La ausencia de documentación para este periodo, excepto a partir del siglo XVI, hace muy difícil enunciar alguna hipótesis pero debido al documento de las Respuestas a las Relaciones Topográficas de Felipe II, sí es posible valorar este periodo en relación a los posteriores para poder comparar y analizar sus diferencias.
La iglesia parroquial pretende ejercer hacia los feligreses un control de tipo social con características centrípetas. En ella se reúne periódicamente la feligresía, ejerciendo en su seno, con la aportación litúrgica de sus sacerdotes, dos tipos de control unidos entre sí. Por una parte, la existencia de un adoctrinamiento religioso como así se expresa en las Constituciones Sinodales realizadas por el cardenal toledano Juan de Tavera en 1536. En dichas sinodales, se hace hincapié en sancionar a los feligreses que no se santiguan, ni utilizan el agua bendita, ni se ponen de rodillas, ni hacen oraciones ante el Santísimo Sacramento. La institución eclesiástica pretende demonstrar que la iglesia parroquial deber ser un espacio físico relevante y diferente donde se aplican unas normas de conductas religiosas, pautadas y dirigidas por el cura párroco hacia su comunidad.

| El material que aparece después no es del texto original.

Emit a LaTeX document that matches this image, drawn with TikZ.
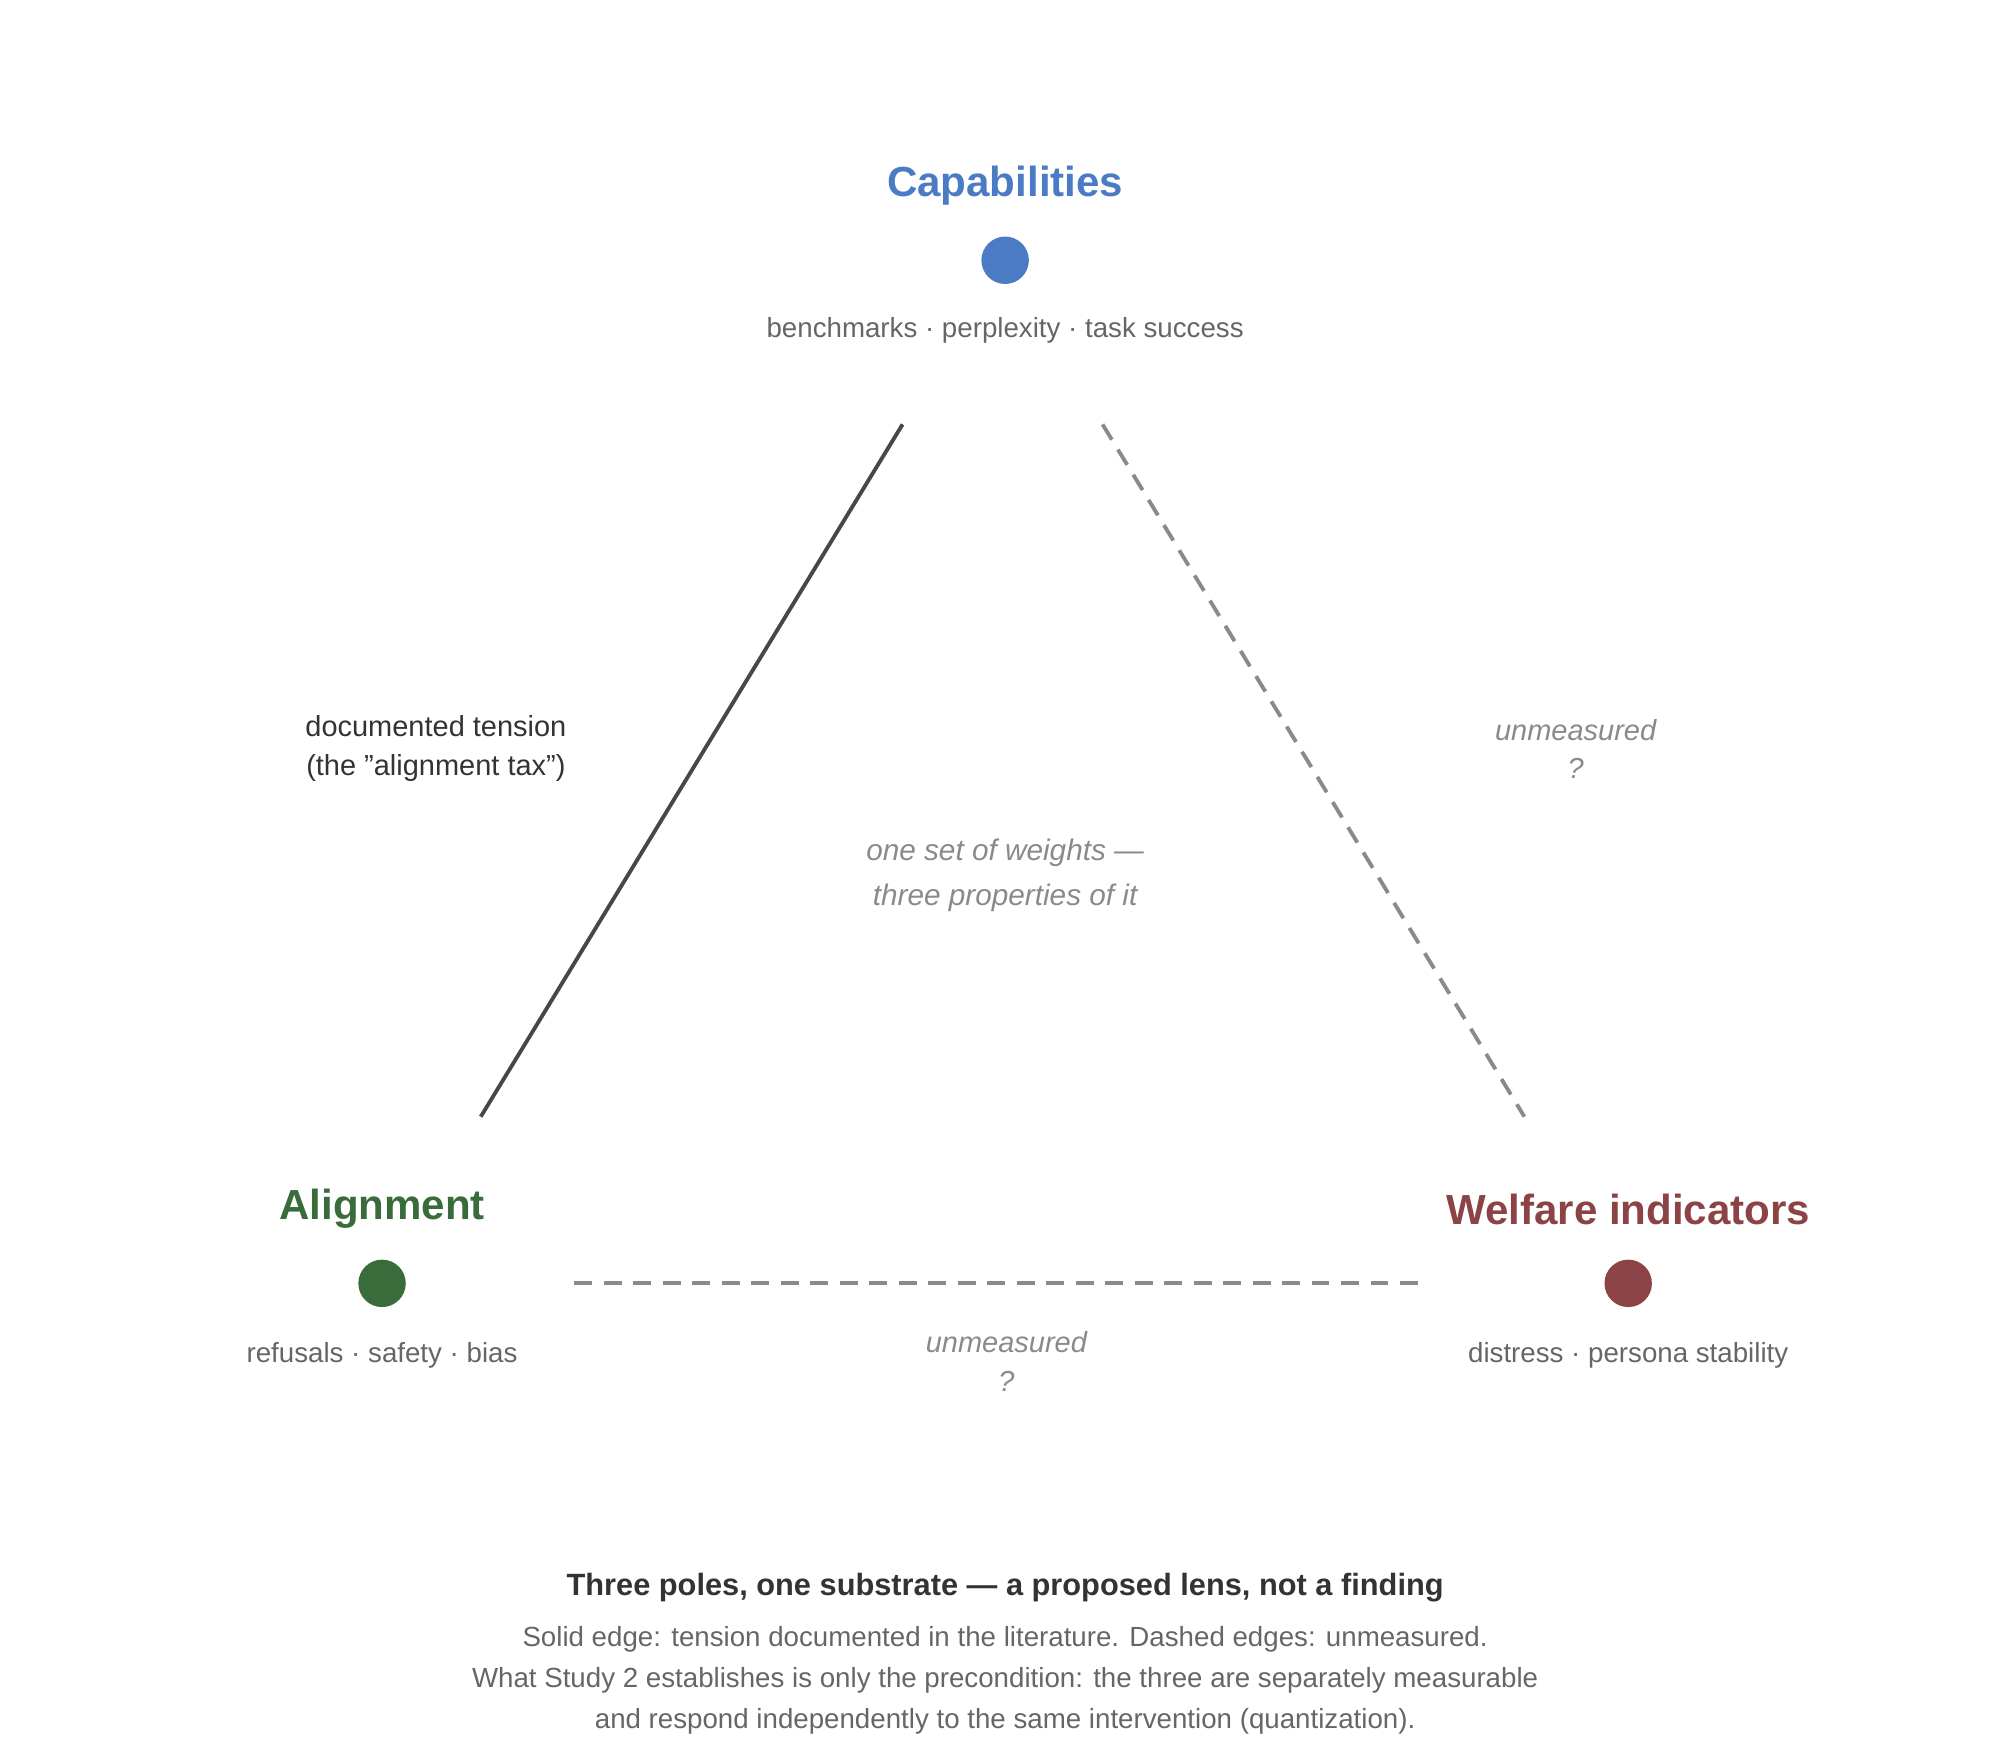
\documentclass[tikz,border=0pt]{standalone}
\usepackage{fontspec}
\setmainfont{Liberation Sans}
\begin{document}
\begin{tikzpicture}[x=0.5pt,y=-0.5pt,
  title/.style={font=\fontsize{16.4}{18}\selectfont\bfseries},
  sub/.style={font=\fontsize{10.8}{15}\selectfont, text=gray5},
  dot/.style={circle,inner sep=0pt,minimum size=18.5pt},
  note/.style={font=\fontsize{11.3}{15}\selectfont\itshape, text=gray9, align=center},
  dashedge/.style={line width=1.5pt, draw=gray9, dash pattern=on 7pt off 4.5pt},
]
\definecolor{cblue}{HTML}{4A7BC4}
\definecolor{cgreen}{HTML}{3A6B3A}
\definecolor{cred}{HTML}{8B4345}
\definecolor{gray5}{HTML}{666666}
\definecolor{gray9}{HTML}{8A8A8A}
\definecolor{dark}{HTML}{333333}
\useasboundingbox (0,0) rectangle (1560,1373);
\node[title,text=cblue] (ct) at (784,145) {Capabilities};
\node[dot,fill=cblue] (cd) at (784,203) {};
\node[sub] (cl) at (784,258) {benchmarks · perplexity · task success};
\node[title,text=cgreen] (at) at (298,943) {Alignment};
\node[dot,fill=cgreen] (ad) at (298,1001) {};
\node[sub] (al) at (298,1057) {refusals · safety · bias};
\node[title,text=cred] (wt) at (1270,943) {Welfare indicators};
\node[dot,fill=cred] (wd) at (1270,1001) {};
\node[sub] (wl) at (1270,1057) {distress · persona stability};
\coordinate (s1) at (704,331); \coordinate (s2) at (375,871);
\coordinate (d1) at (860,331); \coordinate (d2) at (1189,871);
\coordinate (b1) at (448,1001); \coordinate (b2) at (1114,1001);
\draw[line width=1.5pt, draw=dark!90] (s1) -- (s2);
\draw[dashedge] (d1) -- (d2);
\draw[dashedge] (b1) -- (b2);
\node[font=\fontsize{11.3}{15}\selectfont, text=dark, align=center] (tl) at (340,584) {documented tension\\(the \symbol{34}alignment tax\symbol{34})};
\node[note] (ul) at (1229,584) {unmeasured\\?};
\node[note, font=\fontsize{11.6}{17.5}\selectfont\itshape] (cn) at (784,683) {one set of weights —\\three properties of it};
\node[note] (bl) at (785,1062) {unmeasured\\?};
\node[font=\fontsize{12}{13}\selectfont\bfseries, text=dark] (cap) at (784,1238) {Three poles, one substrate — a proposed lens, not a finding};
\node[sub, align=center, font=\fontsize{10.8}{16}\selectfont] (cap2) at (784,1311) {Solid edge: tension documented in the literature. Dashed edges: unmeasured.\\What Study 2 establishes is only the precondition: the three are separately measurable\\and respond independently to the same intervention (quantization).};
\end{tikzpicture}
\end{document}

En segundo lugar, la propia institución pretende mantener un control más práctico, centrando sus consecuencias normativas en las conductas diarias de los feligreses. El cuerpo social local no puede separarse de la iglesia parroquial. Desde una posición dominante, introduce en la comunidad normas de conducta que tengan efectos ajustados, dentro de una jerarquía ordenada como así lo revela el cardenal Juan de Tavira en una constitución sinodal: todas las procesiones deben guardar un orden que se ajusta a tres órdenes, el primero correspondiente al clero, en segundo lugar a los varones laicos y finalmente a las mujeres.